How to use PHP Ajax.Request onSubmit

Question

I am trying to use a form to send an prototype ajax request to a php script via post and then display an alert window for success and failure

I am currently using this code

<div id="reservationRequestForm">
   <form name="requestReservationForm" method="post" onsubmit="new Ajax.Request('admin/process/process_reservation_request.php', {onSuccess: function() {alert('Success');} , onFailure: function() {alert('Failure');}, method:'post'}; return false;">

....

   <input type="submit" class="buttonGreen" value="Send Request" onClick="hideDiv('reservationRequestForm');"/>
   </form>
</div>

I do not want the response to be processed either (it is empty anyways). I only want to know if it succeeded or failed.

In addition. I would like the form to degrade gracefully when js is disabled.

Right now this code does nothing. What am I doing wrong?

Answer 1

if the onsubmit event isn't being handled, then your form isn't being submitted.

do you have one of the following in your form?

<input type='submit' ... />

<input type='image' ... />

The two elements above when clicked (or activated with space/enter) will submit the form. the onsubmit event handler you have should then catch it and the return false should stop the default action (changing page).

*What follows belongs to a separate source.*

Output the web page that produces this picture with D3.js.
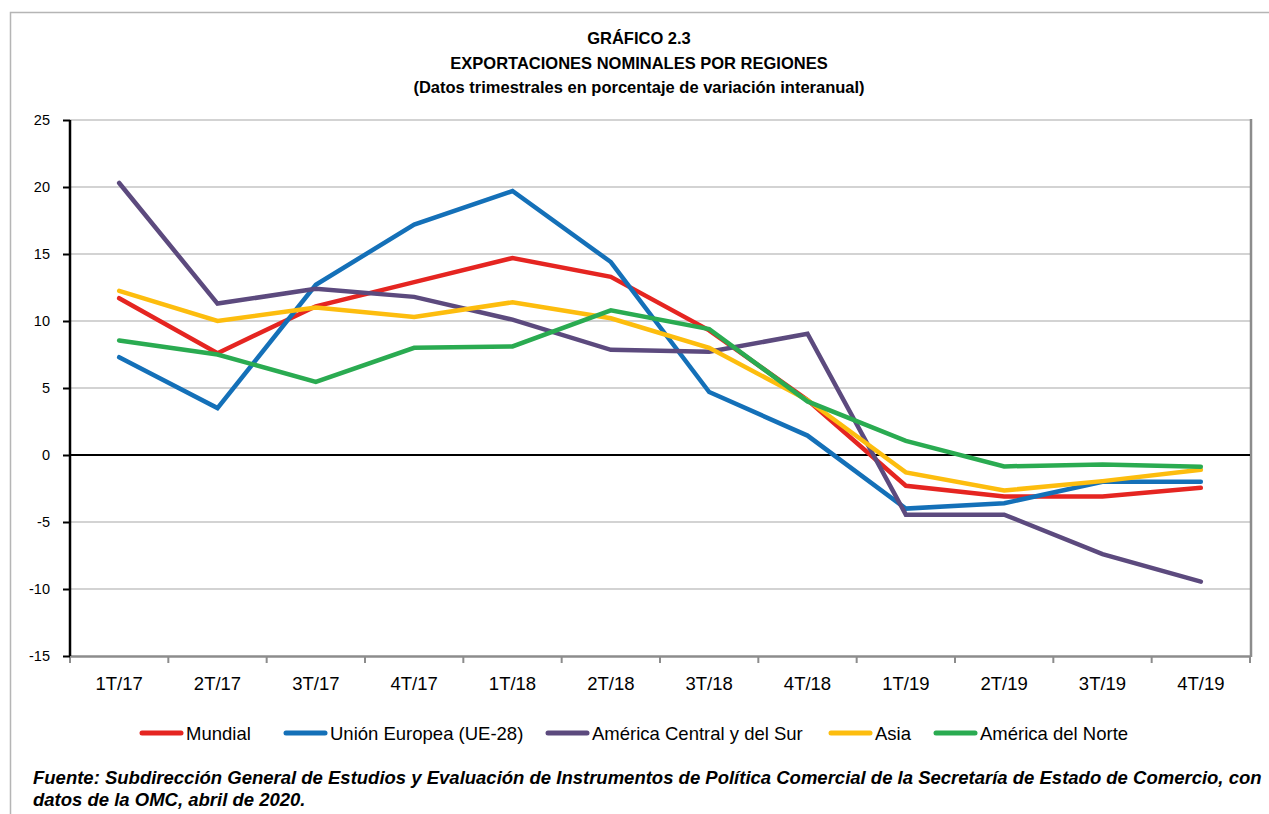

Also, your ajax.Request call doesn't actually seem to use any of the form information from the form itself. Ajax.Request needs to know what information to send.

edit You were minssing a closing parentheses. use the following

<form name="requestReservationForm" method="post" onsubmit="new Ajax.Request('admin/process/process_reservation_request.php', {onSuccess: function() {alert('Success');} , onFailure: function() {alert('Failure');}, method:'post', parameters:Form.serialize(this) }); return false;">